■ TASK PROMPT: Return the material word for word. Do not include the pictures.

#### GIVEN DATA ####

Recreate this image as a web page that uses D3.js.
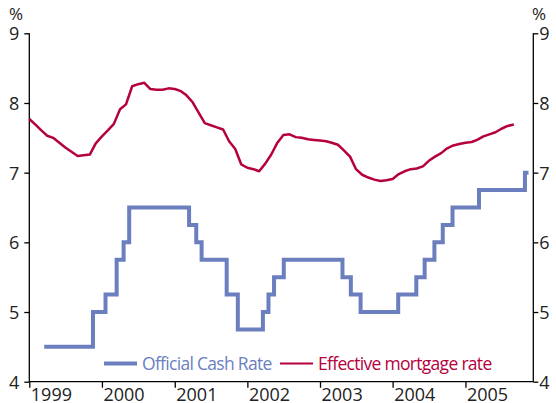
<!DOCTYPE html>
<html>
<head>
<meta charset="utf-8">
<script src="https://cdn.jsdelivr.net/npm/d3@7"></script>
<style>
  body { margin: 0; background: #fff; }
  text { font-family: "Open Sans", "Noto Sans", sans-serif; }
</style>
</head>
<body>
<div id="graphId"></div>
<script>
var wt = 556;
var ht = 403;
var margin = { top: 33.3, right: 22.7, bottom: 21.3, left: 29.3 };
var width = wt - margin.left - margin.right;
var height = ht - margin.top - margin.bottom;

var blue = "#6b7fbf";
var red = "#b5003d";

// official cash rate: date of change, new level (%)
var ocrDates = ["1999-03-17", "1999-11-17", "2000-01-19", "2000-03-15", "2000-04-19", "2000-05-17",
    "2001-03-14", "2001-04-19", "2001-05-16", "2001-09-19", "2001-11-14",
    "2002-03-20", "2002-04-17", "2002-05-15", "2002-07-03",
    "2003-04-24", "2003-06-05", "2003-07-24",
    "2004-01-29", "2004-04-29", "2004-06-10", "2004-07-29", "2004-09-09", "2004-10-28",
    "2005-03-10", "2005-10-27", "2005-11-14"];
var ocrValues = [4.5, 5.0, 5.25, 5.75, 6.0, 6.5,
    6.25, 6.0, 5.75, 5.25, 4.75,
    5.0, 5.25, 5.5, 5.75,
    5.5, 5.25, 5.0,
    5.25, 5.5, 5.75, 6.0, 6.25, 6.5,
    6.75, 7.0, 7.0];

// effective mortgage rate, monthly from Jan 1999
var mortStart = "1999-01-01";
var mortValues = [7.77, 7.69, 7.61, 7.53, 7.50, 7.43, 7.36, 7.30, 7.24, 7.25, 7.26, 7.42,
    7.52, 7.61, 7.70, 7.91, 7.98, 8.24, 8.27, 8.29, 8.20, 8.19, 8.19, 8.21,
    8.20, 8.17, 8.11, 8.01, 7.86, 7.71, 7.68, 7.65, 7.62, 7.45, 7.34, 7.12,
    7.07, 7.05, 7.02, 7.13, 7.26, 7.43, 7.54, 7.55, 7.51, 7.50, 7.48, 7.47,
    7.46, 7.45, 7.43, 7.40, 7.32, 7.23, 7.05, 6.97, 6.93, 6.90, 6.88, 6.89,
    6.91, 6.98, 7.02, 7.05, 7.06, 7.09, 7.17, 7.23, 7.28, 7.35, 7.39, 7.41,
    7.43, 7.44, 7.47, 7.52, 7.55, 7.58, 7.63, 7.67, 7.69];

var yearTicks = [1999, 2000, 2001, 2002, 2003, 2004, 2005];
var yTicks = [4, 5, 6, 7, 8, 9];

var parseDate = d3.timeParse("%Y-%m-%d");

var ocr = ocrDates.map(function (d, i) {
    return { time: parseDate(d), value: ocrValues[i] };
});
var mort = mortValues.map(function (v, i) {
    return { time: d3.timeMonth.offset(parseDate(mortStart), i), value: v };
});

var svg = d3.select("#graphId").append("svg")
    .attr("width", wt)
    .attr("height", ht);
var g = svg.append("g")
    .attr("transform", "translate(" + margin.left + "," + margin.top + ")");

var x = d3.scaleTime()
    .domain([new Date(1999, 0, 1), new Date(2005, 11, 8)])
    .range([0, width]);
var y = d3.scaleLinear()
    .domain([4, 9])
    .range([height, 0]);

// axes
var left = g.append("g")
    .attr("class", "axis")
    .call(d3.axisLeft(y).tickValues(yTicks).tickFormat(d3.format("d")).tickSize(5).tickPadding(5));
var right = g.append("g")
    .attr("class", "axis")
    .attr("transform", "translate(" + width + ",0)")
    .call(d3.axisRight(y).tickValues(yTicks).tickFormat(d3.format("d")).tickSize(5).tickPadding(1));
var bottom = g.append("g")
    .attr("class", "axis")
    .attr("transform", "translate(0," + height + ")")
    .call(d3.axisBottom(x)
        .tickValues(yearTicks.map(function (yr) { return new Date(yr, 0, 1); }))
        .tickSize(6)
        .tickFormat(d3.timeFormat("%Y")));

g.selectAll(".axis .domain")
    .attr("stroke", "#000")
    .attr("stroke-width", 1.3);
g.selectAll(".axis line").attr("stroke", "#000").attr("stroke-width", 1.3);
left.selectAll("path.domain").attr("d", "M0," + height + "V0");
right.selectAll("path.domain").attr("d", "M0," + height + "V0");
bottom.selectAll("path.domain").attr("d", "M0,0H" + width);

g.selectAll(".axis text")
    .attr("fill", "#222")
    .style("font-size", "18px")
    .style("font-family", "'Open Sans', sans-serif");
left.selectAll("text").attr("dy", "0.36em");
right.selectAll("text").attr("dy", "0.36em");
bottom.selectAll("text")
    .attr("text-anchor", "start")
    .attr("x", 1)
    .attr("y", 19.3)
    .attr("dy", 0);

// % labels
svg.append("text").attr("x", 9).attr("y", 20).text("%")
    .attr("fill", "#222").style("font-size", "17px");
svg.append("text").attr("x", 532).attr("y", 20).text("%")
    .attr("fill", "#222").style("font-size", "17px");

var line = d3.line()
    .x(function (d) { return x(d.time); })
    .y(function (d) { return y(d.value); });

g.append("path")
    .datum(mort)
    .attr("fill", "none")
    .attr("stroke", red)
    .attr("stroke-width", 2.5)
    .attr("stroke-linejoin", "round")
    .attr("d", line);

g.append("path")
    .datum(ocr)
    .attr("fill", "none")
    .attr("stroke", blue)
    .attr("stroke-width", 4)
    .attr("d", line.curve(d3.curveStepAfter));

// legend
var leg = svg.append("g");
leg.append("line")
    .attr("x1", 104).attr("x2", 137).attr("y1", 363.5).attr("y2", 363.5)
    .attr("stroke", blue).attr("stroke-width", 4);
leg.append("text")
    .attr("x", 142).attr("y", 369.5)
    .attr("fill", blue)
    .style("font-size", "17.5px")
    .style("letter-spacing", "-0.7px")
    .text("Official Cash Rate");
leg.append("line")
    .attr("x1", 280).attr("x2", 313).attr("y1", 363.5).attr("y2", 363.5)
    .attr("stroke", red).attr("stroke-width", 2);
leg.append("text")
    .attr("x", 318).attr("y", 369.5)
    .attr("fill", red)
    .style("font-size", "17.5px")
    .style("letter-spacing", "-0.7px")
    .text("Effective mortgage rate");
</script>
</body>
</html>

####

■ ANSWER FOR THIS EXERCISE:
Recreate this image as a web page that uses D3.js.
<!DOCTYPE html>
<html>
<head>
<meta charset="utf-8">
<script src="https://cdn.jsdelivr.net/npm/d3@7"></script>
<style>
  body { margin: 0; background: #fff; }
  text { font-family: "Open Sans", "Noto Sans", sans-serif; }
</style>
</head>
<body>
<div id="graphId"></div>
<script>
var wt = 556;
var ht = 403;
var margin = { top: 33.3, right: 22.7, bottom: 21.3, left: 29.3 };
var width = wt - margin.left - margin.right;
var height = ht - margin.top - margin.bottom;

var blue = "#6b7fbf";
var red = "#b5003d";

// official cash rate: date of change, new level (%)
var ocrDates = ["1999-03-17", "1999-11-17", "2000-01-19", "2000-03-15", "2000-04-19", "2000-05-17",
    "2001-03-14", "2001-04-19", "2001-05-16", "2001-09-19", "2001-11-14",
    "2002-03-20", "2002-04-17", "2002-05-15", "2002-07-03",
    "2003-04-24", "2003-06-05", "2003-07-24",
    "2004-01-29", "2004-04-29", "2004-06-10", "2004-07-29", "2004-09-09", "2004-10-28",
    "2005-03-10", "2005-10-27", "2005-11-14"];
var ocrValues = [4.5, 5.0, 5.25, 5.75, 6.0, 6.5,
    6.25, 6.0, 5.75, 5.25, 4.75,
    5.0, 5.25, 5.5, 5.75,
    5.5, 5.25, 5.0,
    5.25, 5.5, 5.75, 6.0, 6.25, 6.5,
    6.75, 7.0, 7.0];

// effective mortgage rate, monthly from Jan 1999
var mortStart = "1999-01-01";
var mortValues = [7.77, 7.69, 7.61, 7.53, 7.50, 7.43, 7.36, 7.30, 7.24, 7.25, 7.26, 7.42,
    7.52, 7.61, 7.70, 7.91, 7.98, 8.24, 8.27, 8.29, 8.20, 8.19, 8.19, 8.21,
    8.20, 8.17, 8.11, 8.01, 7.86, 7.71, 7.68, 7.65, 7.62, 7.45, 7.34, 7.12,
    7.07, 7.05, 7.02, 7.13, 7.26, 7.43, 7.54, 7.55, 7.51, 7.50, 7.48, 7.47,
    7.46, 7.45, 7.43, 7.40, 7.32, 7.23, 7.05, 6.97, 6.93, 6.90, 6.88, 6.89,
    6.91, 6.98, 7.02, 7.05, 7.06, 7.09, 7.17, 7.23, 7.28, 7.35, 7.39, 7.41,
    7.43, 7.44, 7.47, 7.52, 7.55, 7.58, 7.63, 7.67, 7.69];

var yearTicks = [1999, 2000, 2001, 2002, 2003, 2004, 2005];
var yTicks = [4, 5, 6, 7, 8, 9];

var parseDate = d3.timeParse("%Y-%m-%d");

var ocr = ocrDates.map(function (d, i) {
    return { time: parseDate(d), value: ocrValues[i] };
});
var mort = mortValues.map(function (v, i) {
    return { time: d3.timeMonth.offset(parseDate(mortStart), i), value: v };
});

var svg = d3.select("#graphId").append("svg")
    .attr("width", wt)
    .attr("height", ht);
var g = svg.append("g")
    .attr("transform", "translate(" + margin.left + "," + margin.top + ")");

var x = d3.scaleTime()
    .domain([new Date(1999, 0, 1), new Date(2005, 11, 8)])
    .range([0, width]);
var y = d3.scaleLinear()
    .domain([4, 9])
    .range([height, 0]);

// axes
var left = g.append("g")
    .attr("class", "axis")
    .call(d3.axisLeft(y).tickValues(yTicks).tickFormat(d3.format("d")).tickSize(5).tickPadding(5));
var right = g.append("g")
    .attr("class", "axis")
    .attr("transform", "translate(" + width + ",0)")
    .call(d3.axisRight(y).tickValues(yTicks).tickFormat(d3.format("d")).tickSize(5).tickPadding(1));
var bottom = g.append("g")
    .attr("class", "axis")
    .attr("transform", "translate(0," + height + ")")
    .call(d3.axisBottom(x)
        .tickValues(yearTicks.map(function (yr) { return new Date(yr, 0, 1); }))
        .tickSize(6)
        .tickFormat(d3.timeFormat("%Y")));

g.selectAll(".axis .domain")
    .attr("stroke", "#000")
    .attr("stroke-width", 1.3);
g.selectAll(".axis line").attr("stroke", "#000").attr("stroke-width", 1.3);
left.selectAll("path.domain").attr("d", "M0," + height + "V0");
right.selectAll("path.domain").attr("d", "M0," + height + "V0");
bottom.selectAll("path.domain").attr("d", "M0,0H" + width);

g.selectAll(".axis text")
    .attr("fill", "#222")
    .style("font-size", "18px")
    .style("font-family", "'Open Sans', sans-serif");
left.selectAll("text").attr("dy", "0.36em");
right.selectAll("text").attr("dy", "0.36em");
bottom.selectAll("text")
    .attr("text-anchor", "start")
    .attr("x", 1)
    .attr("y", 19.3)
    .attr("dy", 0);

// % labels
svg.append("text").attr("x", 9).attr("y", 20).text("%")
    .attr("fill", "#222").style("font-size", "17px");
svg.append("text").attr("x", 532).attr("y", 20).text("%")
    .attr("fill", "#222").style("font-size", "17px");

var line = d3.line()
    .x(function (d) { return x(d.time); })
    .y(function (d) { return y(d.value); });

g.append("path")
    .datum(mort)
    .attr("fill", "none")
    .attr("stroke", red)
    .attr("stroke-width", 2.5)
    .attr("stroke-linejoin", "round")
    .attr("d", line);

g.append("path")
    .datum(ocr)
    .attr("fill", "none")
    .attr("stroke", blue)
    .attr("stroke-width", 4)
    .attr("d", line.curve(d3.curveStepAfter));

// legend
var leg = svg.append("g");
leg.append("line")
    .attr("x1", 104).attr("x2", 137).attr("y1", 363.5).attr("y2", 363.5)
    .attr("stroke", blue).attr("stroke-width", 4);
leg.append("text")
    .attr("x", 142).attr("y", 369.5)
    .attr("fill", blue)
    .style("font-size", "17.5px")
    .style("letter-spacing", "-0.7px")
    .text("Official Cash Rate");
leg.append("line")
    .attr("x1", 280).attr("x2", 313).attr("y1", 363.5).attr("y2", 363.5)
    .attr("stroke", red).attr("stroke-width", 2);
leg.append("text")
    .attr("x", 318).attr("y", 369.5)
    .attr("fill", red)
    .style("font-size", "17.5px")
    .style("letter-spacing", "-0.7px")
    .text("Effective mortgage rate");
</script>
</body>
</html>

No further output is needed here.